Environment-friendly travel: To fly or not to fly?
Profiles in Norwegian science

Photo: Javad Parsa / NTB
Each day, thousands of Norwegian pass through Oslo’s Gardermoen Airport, but is all this travel necessary, and can it be justified in terms of environmental impact?
Ilan Kelman
Agder, Norway
Norwegians can represent themselves as being highly environmentally and socially responsible, as well as being highly mobile with the privilege of making travel choices. With “flight shaming”—criticizing people who travel on airplanes—as a contemporary environmentalist pastime, should Norwegians and others restrict their airtime for ethical reasons?
A recent study explores Norwegian environmentalists’ reasons for flying. Johannes Volden and Arve Hansen from the University of Oslo’s Center for Development and the Environment (SUM) interviewed 13 Oslo-based workers at environmental organizations. Through informal conversations, interviewees described their flying practices, reasons, concerns, and values within wider environmentalism.
The results were as expected. Participants recognized arguments against excessive flying, while articulating understandable and practical reasons for some air journeys.
Paramount is seeing family and friends. The paper notes that Oslo-Kristiansand is 50 minutes by plane and around four hours by train or car. Oslo-Tromsø takes more than 12 times longer by land than by air. These numbers do not account for getting to and from airports or train stations nor the need to take breaks while driving. When people work weekdays and socialize weekends, time en route is deducted from time with loved ones.
Personal time includes vacations. Many Norwegians struggle with the cold, dark winters. A beach break supports their mental and physical health, even if it means flying to the Mediterranean, Florida, or Thailand.
Plus, consider the usual work-related reasons. Many cultures expect face-to-face interactions to build trust and credibility. While huge conferences and large-scale meetings display a pattern of dubious value, local action often succeeds with in-person international support.
Any action such as travel has benefits as well as costs. Enfolded within these conscience-wracking calculations are assumptions that deserve to be challenged by science beyond anti-flyers’ perceptions and populist flight shaming.

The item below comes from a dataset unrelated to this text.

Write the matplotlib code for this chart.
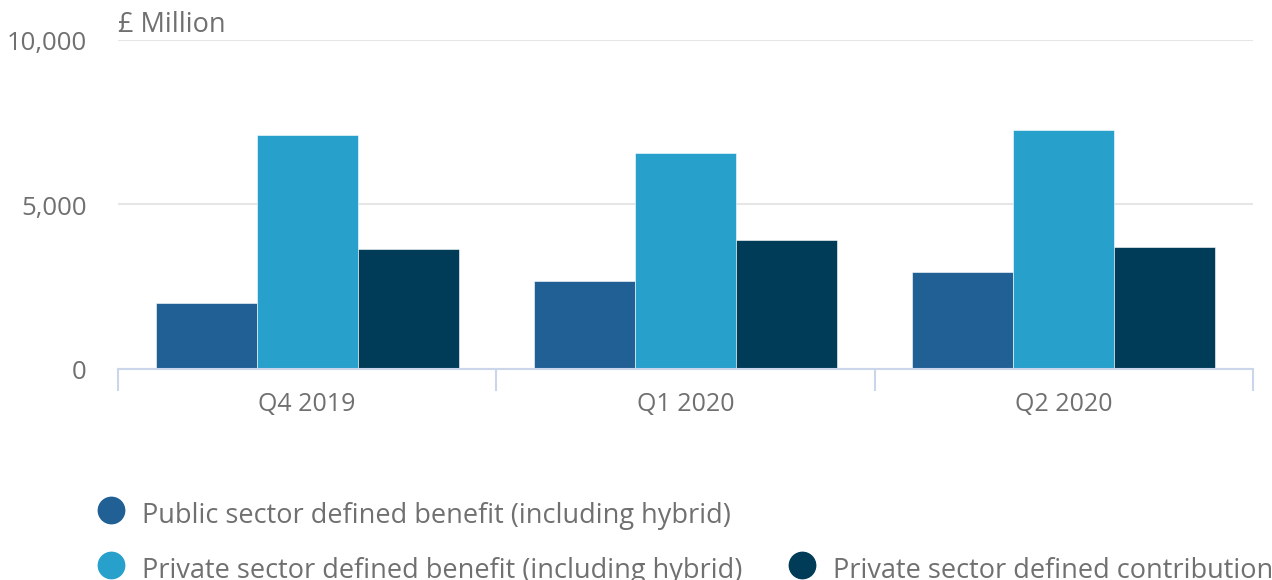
import matplotlib
matplotlib.use("Agg")
import matplotlib.pyplot as plt
import matplotlib.transforms as mtransforms
import numpy as np
from matplotlib.lines import Line2D

categories = ["Q4 2019", "Q1 2020", "Q2 2020"]
series_names = [
    "Public sector defined benefit (including hybrid)",
    "Private sector defined benefit (including hybrid)",
    "Private sector defined contribution",
]
public_db = [1990, 2670, 2945]
private_db = [7095, 6560, 7240]
private_dc = [3625, 3895, 3685]
colors = ["#206095", "#27a0cc", "#003c57"]

plt.rcParams['font.family'] = ['Open Sans', 'DejaVu Sans']
text_color = "#707070"

fig = plt.figure(figsize=(12.72, 5.80), dpi=100)
ax = fig.add_axes([118/1272, 1 - 368.5/580, (1253-118)/1272, (368.5-39.5)/580])

x = np.arange(len(categories))
w = 0.267
for i, (vals, c) in enumerate(zip([public_db, private_db, private_dc], colors)):
    ax.bar(x + (i - 1) * w, vals, width=w, color=c, edgecolor="#ffffff",
           linewidth=0.4, zorder=3)

ax.set_xlim(-0.5, 2.5)
ax.set_ylim(0, 10000)
ax.set_yticks([0, 5000, 10000])
ax.set_yticklabels(["0", "5,000", "10,000"], va='center')
ax.yaxis.grid(True, color="#e6e6e6", linewidth=1.5, zorder=0)
ax.tick_params(axis='y', length=0, pad=22.5, labelsize=18.5, labelcolor=text_color)
for lbl in ax.get_yticklabels():
    lbl.set_transform(lbl.get_transform() + mtransforms.ScaledTranslation(0, -4/100, fig.dpi_scale_trans))

ax.set_xticks([-0.5, 0.5, 1.5, 2.5])
ax.set_xticklabels([])
ax.set_xticks(x, minor=True)
ax.set_xticklabels(categories, minor=True)
ax.tick_params(axis='x', which='major', length=16, width=1.5, color="#ccd6eb")
ax.tick_params(axis='x', which='minor', length=0, pad=17, labelsize=18,
               labelcolor=text_color)

for s in ["top", "right", "left"]:
    ax.spines[s].set_visible(False)
ax.spines["bottom"].set_color("#ccd6eb")
ax.spines["bottom"].set_linewidth(1.5)
ax.spines["bottom"].set_zorder(4)

fig.text(118/1272, 1 - 25/580, "£ Million", fontsize=19.5, color=text_color,
         ha='left', va='center')

# legend
leg_items = [(111, 510, 0), (111, 565, 1), (802, 565, 2)]
for px, py, idx in leg_items:
    fig.add_artist(Line2D([px/1272], [1 - py/580], marker='o', markersize=19,
                          color=colors[idx], linestyle='none',
                          transform=fig.transFigure))
    fig.text((px + 31)/1272, 1 - (py + 6)/580, series_names[idx], fontsize=19.5,
             color=text_color, ha='left', va='center')

fig.savefig("out.png", dpi=100)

Full life cycles of energy, material, and impact for construction, maintenance, and decommissioning ought to be determined before judging any selection of a mode of travel. Railways and roads use pollution-intensive materials to traverse thousands of miles while cleaving landscapes. Computers and internet infrastructures rely on rare Earth metals, which devastates the areas around mines, followed by the transportation, processing, and disposal costs of the metals.
Further consequences of not flying might emerge. One interviewee in the study explained that her own reluctance for a short hop to visit family led to two relatives coming to her. An individual’s decision not to fly led to two others choosing to fly the same route. Meanwhile, the paper explains that cruise ships are more environmentally damaging than commercial flying.
As ordinary people try to do the best for themselves, their families, and their employers, the paper discusses wider contexts. Notably, people who fly infrequently—even if intercontinentally—are not a major problem compared to those for whom flying is, effectively, a lifestyle. The authors reiterate previous studies quantifying that “the most frequent flyers, which amount to 1% or less of the world population, are responsible for more than half of passenger air-travel emissions.” Several individuals forgoing family time a few times a year yield minimal results compared with a single elite status traveler dropping down a frequent flyer tier or two.
Of even higher impact—and absent from the paper—are private jets and military flights. Every year at the United Nations climate change negotiations, celebrities arrive in their own aircraft to advocate for less consumption. Military aircraft are suggested as emitting far more and far worse pollutants than commercial aircraft.
Certainly, one sector’s pollution does not justify another’s. Even flying for environmentalist activities is hardly enviro-flying. And the airline industry’s continuing experiments with biofuels, electric aircraft, and more efficient flying strategies do not give reasons to worry less, since all these actions still consume resources. The key is a balanced examination of the overall picture and not becoming fixated on a single line item.
Individual commercial flying sits within everyone’s responsibility, including Norwegians, to reduce overall consumption. In doing so, consequences worse than impacts from a few flights must be avoided.
The paper discussed here can be found at doi.org/10.1080/17450101.2021.1985381.